The east half of the county is underlain by Quaternary volcanic rocks, Pleistocene lake beds, Recent alluvium, and scattered patches of marine sandstone of the Upper Cretaceous Chico Formation. The west half is underlain by interbedded sedimentary and volcanic rocks of Devonian and Carboniferous age. These are severely folded and faulted and are cut by bodies of granodiorite, gab-bro, and peridotite of Late Jurassic or Early Cretaceous age (O'Brien, 1947, p. 415). Throughout Cretaceous time the western part of Siskiyou County was an island and is devoid of any marine sediments of Cretaceous age or later (Averill, 1935, p. 257).

The Cottonwood-Fort Jones-Yreka district is a large area extending from T. 43 to T. 47 N. and from R. 6 to R. 9 W.

Much of it is covered by basal beds of the Upper Cretaceous Chico Formation which unconformably overlie the undifferentiated Paleozoic sequence of shale, slate, sandstone, and limestone. Some of the Cretaceous beds contain coal; others that are conglomeratic indicate proximity to the Cretaceous island of western Siskiyou County (Averill, 1935, p. 258). The conglomerates are auriferous, and reworking of these by recent streams such as Cotton-wood and Rancheria Creeks formed placers that yielded about $4 million in gold in the 1850's (Dunn, 1894, p. 466). The gold in the conglomerate was no doubt eroded from the quartz veins that transect the Paleozoic rocks. The early lode production of this district could not be ascertained; however, the magnitude of operations is indicated by O'Brien (1947, p. 437), who stated that the Golden Eagle mine produced $1 million (about 48,500 ounces) in gold before 1931.

The Humbug district, in T. 46 N., Rs. 10 and 11 W., has been chiefly a lode district, although placers were productive before 1900. Total production through 1959 probably was between 25,000 and 50,000 ounces.

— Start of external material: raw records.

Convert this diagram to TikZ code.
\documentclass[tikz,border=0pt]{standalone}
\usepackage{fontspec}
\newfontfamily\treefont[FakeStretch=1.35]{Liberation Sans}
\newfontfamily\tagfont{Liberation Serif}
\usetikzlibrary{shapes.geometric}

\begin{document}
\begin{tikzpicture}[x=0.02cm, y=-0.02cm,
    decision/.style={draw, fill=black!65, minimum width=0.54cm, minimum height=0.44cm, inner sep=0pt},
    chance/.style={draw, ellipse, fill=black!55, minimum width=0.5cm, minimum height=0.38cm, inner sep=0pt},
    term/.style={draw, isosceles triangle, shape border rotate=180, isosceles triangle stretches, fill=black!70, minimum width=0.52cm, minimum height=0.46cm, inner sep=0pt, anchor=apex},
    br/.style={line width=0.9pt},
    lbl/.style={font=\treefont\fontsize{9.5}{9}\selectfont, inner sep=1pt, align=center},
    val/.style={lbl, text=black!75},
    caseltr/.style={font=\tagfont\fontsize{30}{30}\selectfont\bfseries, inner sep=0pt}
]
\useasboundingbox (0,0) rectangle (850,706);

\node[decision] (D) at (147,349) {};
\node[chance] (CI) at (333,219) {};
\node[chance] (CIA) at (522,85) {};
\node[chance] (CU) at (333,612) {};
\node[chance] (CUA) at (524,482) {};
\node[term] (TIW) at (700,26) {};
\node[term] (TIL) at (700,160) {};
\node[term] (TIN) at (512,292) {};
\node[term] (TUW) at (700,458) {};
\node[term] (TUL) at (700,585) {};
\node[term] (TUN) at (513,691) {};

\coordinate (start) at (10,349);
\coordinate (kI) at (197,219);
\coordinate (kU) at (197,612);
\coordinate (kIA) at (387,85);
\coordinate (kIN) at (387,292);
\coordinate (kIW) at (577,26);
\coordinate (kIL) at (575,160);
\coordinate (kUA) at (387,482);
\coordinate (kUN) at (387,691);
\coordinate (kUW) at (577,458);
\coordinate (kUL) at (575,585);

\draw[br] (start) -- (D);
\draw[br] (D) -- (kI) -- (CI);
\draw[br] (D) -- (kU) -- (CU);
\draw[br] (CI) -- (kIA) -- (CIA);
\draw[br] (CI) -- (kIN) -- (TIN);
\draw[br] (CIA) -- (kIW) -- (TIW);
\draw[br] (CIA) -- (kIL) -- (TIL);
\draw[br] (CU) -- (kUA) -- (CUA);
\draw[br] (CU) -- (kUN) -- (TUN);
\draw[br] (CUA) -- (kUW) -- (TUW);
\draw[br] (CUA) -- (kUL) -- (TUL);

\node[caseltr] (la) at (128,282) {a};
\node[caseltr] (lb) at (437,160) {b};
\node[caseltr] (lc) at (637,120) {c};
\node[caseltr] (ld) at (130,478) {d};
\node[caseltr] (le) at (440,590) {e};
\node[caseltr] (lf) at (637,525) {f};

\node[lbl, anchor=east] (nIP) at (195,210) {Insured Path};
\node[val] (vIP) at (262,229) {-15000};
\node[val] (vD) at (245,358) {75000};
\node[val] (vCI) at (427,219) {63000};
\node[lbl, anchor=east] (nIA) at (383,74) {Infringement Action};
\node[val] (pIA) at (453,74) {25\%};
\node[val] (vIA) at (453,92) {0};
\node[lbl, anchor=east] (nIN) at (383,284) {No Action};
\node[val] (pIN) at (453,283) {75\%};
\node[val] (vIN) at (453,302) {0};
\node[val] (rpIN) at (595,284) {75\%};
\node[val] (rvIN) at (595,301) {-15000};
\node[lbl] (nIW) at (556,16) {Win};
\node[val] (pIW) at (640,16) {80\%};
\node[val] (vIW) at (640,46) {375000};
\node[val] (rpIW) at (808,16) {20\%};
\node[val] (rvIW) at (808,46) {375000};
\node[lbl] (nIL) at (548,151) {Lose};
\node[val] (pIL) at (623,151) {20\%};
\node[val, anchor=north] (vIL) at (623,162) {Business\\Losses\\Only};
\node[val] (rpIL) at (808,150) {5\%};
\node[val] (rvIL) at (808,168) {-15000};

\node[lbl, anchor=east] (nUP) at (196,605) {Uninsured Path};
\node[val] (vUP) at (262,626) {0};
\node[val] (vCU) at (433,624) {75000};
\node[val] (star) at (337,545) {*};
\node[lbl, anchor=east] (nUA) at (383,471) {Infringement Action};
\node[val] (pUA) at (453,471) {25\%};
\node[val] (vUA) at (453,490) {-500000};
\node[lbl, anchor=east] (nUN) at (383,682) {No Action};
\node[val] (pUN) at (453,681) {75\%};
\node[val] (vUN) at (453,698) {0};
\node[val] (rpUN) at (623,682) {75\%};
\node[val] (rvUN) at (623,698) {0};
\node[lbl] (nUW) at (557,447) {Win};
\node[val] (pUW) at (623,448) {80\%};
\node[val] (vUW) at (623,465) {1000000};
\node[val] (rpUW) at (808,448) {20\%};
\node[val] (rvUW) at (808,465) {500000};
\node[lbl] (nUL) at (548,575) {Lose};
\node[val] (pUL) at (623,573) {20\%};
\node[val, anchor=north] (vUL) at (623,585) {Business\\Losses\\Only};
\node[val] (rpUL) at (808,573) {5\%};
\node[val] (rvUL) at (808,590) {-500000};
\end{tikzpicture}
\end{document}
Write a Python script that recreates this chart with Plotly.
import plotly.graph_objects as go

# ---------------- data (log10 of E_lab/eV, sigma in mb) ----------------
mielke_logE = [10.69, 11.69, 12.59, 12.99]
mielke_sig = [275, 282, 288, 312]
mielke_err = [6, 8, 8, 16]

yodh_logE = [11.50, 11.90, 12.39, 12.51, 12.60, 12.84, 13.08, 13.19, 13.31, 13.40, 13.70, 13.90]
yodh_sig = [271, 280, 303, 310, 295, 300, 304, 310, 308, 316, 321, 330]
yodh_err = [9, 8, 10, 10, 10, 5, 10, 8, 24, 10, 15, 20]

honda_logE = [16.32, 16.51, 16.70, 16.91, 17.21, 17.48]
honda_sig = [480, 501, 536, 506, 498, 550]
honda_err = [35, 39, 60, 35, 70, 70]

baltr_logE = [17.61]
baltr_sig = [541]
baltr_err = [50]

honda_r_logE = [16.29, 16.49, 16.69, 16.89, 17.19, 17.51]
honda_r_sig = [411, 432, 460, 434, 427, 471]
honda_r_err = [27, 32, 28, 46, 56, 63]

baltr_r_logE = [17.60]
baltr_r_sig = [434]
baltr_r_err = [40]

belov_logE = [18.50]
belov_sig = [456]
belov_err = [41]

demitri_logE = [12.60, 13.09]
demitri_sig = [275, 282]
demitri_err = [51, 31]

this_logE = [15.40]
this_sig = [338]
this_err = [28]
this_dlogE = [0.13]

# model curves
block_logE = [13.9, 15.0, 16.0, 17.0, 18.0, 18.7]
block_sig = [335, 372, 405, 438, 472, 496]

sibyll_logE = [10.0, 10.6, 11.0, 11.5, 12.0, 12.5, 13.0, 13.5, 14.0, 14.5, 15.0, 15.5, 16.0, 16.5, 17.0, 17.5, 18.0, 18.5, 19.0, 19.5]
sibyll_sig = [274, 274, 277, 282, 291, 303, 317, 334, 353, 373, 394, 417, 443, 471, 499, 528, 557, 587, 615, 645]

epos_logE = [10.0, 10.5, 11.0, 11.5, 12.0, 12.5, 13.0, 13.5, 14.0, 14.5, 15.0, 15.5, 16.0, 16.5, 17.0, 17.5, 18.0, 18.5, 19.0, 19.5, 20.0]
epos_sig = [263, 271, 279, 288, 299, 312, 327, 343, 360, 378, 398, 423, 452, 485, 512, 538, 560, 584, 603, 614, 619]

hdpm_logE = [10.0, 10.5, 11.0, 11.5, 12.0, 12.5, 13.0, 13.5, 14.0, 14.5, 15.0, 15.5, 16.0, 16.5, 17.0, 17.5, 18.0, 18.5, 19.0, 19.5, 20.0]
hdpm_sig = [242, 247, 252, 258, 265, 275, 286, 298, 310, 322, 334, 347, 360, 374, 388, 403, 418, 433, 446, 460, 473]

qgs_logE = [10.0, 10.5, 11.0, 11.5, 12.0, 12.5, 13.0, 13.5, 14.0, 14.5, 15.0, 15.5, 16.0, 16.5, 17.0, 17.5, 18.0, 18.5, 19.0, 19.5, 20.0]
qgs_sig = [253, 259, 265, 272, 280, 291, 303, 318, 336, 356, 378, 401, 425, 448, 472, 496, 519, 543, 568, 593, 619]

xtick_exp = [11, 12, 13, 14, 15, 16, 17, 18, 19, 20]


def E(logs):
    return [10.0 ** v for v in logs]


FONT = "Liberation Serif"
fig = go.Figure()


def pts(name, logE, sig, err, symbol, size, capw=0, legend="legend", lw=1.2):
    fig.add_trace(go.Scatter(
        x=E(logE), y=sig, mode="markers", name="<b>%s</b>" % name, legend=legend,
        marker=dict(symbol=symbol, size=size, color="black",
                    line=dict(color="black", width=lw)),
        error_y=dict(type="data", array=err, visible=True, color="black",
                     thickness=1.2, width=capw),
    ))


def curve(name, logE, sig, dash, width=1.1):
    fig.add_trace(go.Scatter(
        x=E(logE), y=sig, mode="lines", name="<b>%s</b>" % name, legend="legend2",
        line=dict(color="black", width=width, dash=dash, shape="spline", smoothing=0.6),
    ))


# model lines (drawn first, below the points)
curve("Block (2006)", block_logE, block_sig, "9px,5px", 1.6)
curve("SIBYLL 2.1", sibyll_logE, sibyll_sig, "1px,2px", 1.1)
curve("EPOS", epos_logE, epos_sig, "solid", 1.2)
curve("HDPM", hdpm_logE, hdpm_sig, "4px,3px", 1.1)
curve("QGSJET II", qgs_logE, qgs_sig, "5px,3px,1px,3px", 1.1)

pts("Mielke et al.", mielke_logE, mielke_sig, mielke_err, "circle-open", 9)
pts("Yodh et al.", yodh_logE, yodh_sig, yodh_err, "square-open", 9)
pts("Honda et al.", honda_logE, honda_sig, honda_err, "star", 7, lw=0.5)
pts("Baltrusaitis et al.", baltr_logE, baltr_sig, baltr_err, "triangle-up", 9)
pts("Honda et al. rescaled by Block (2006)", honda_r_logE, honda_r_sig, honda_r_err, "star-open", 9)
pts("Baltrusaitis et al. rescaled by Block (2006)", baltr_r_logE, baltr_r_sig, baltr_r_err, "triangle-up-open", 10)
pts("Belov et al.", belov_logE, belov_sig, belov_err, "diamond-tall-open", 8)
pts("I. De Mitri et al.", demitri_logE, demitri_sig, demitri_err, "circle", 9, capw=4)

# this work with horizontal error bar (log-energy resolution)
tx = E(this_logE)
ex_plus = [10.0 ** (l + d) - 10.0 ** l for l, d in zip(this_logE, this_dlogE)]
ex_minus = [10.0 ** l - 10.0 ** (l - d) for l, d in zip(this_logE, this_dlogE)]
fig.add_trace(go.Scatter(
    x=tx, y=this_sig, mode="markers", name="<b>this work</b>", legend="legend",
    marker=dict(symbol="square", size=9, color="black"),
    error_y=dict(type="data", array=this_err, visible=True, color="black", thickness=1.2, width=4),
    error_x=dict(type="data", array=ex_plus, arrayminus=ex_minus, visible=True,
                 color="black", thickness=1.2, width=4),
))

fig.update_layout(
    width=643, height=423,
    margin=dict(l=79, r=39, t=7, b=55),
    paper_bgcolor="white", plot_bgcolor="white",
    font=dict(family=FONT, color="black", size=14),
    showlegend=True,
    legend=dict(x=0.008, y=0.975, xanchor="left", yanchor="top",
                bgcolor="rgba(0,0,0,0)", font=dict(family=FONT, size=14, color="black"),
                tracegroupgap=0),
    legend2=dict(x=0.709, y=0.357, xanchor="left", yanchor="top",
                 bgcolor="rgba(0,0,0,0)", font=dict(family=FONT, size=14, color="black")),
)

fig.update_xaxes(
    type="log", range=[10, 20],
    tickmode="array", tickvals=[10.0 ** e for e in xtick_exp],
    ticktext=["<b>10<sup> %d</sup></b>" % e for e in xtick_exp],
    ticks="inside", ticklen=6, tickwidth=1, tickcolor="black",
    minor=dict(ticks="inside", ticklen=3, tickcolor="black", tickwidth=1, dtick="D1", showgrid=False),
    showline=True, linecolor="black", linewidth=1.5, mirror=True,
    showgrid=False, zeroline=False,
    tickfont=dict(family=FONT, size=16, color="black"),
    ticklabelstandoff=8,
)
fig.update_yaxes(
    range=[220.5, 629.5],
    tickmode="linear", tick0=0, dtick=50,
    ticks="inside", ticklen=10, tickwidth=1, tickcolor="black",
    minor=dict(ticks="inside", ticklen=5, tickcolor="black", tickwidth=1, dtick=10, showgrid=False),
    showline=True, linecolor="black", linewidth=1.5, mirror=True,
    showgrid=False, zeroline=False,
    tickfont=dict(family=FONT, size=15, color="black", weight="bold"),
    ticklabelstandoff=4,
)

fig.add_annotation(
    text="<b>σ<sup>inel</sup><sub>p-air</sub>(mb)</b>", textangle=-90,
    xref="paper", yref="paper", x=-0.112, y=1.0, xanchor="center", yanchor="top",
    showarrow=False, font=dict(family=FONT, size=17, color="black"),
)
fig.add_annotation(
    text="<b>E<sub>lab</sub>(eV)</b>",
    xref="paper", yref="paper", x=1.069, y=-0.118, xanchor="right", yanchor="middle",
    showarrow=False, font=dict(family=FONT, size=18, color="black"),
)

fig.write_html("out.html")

Bedrock in this district consists of metasediments, serpentine, diorite, and diabase of Cambrian to Carboniferous age (Averill, 1935, p. 257-258). Most of these rocks are schistose, and the principal veins are concordant with the schistosity. Some ore is also found in serpentine. No additional information could be found on this district.

The Klamath River district is a large area along the Klamath River in the northwest part of Siskiyou County.

In the early days there was considerable hydraulicking of the Quaternary gravels of the Klamath River and its tributaries, and Averill (1935, p. 259) noted that many unworked terrace deposits still remained in the district.

Gold-quartz veins have been productive at scattered localities, particularly at the Independence mine south of Happy Camp, and in recent years lode production exceeded placer production. From 1933 through 1959 the district produced 53,619 ounces of lode gold and 140,364 ounces from placers. No record could be found of earlier production.

The Salmon River district, an area of about 800 square miles, includes most of the drainage of the Salmon River.

The Quaternary placers between Sawyers Bar and Forks of Salmon have produced an estimated $25 million in gold (Averill, 1935, p. 260) and therefore made this district the most productive in Siskiyou County. Lode deposits have also been developed in the district but their early production is not known. From 1932 through 1959 the district was credited with 18,868 ounces of lode gold and 15,981 ounces from placers. No information on the geology of this district could be found.

The Scott River district, a poorly defined area, is centered around the town of Callahan and extends north along the Scott River.

In the early days there was considerable placer activity near Callahan and at Scott Bar (Averill, 1935, p. 257), and lode mines were also highly productive. Although the early placer production is not known, an incomplete record of lode production was found. The Black Bear mine produced $3,100,000 (about 150,500 ounces) in gold, and the McKeen mine, $250,000 (about 12,100 ounces) (O'Brien, 1947, p. 429, 447).

The most abundant country rock in the district is an undifferentiated sequence of Paleozoic or pre-Paleozoic shales, slates, limestones, and calcareous sandstones. This sequence of rocks was intruded by masses of serpentine and then by gabbro and grancdiorite, all of unknown age (Averill, 1931, p. 8-9, 18, 21-22). No details on the nature of the lodes could be found.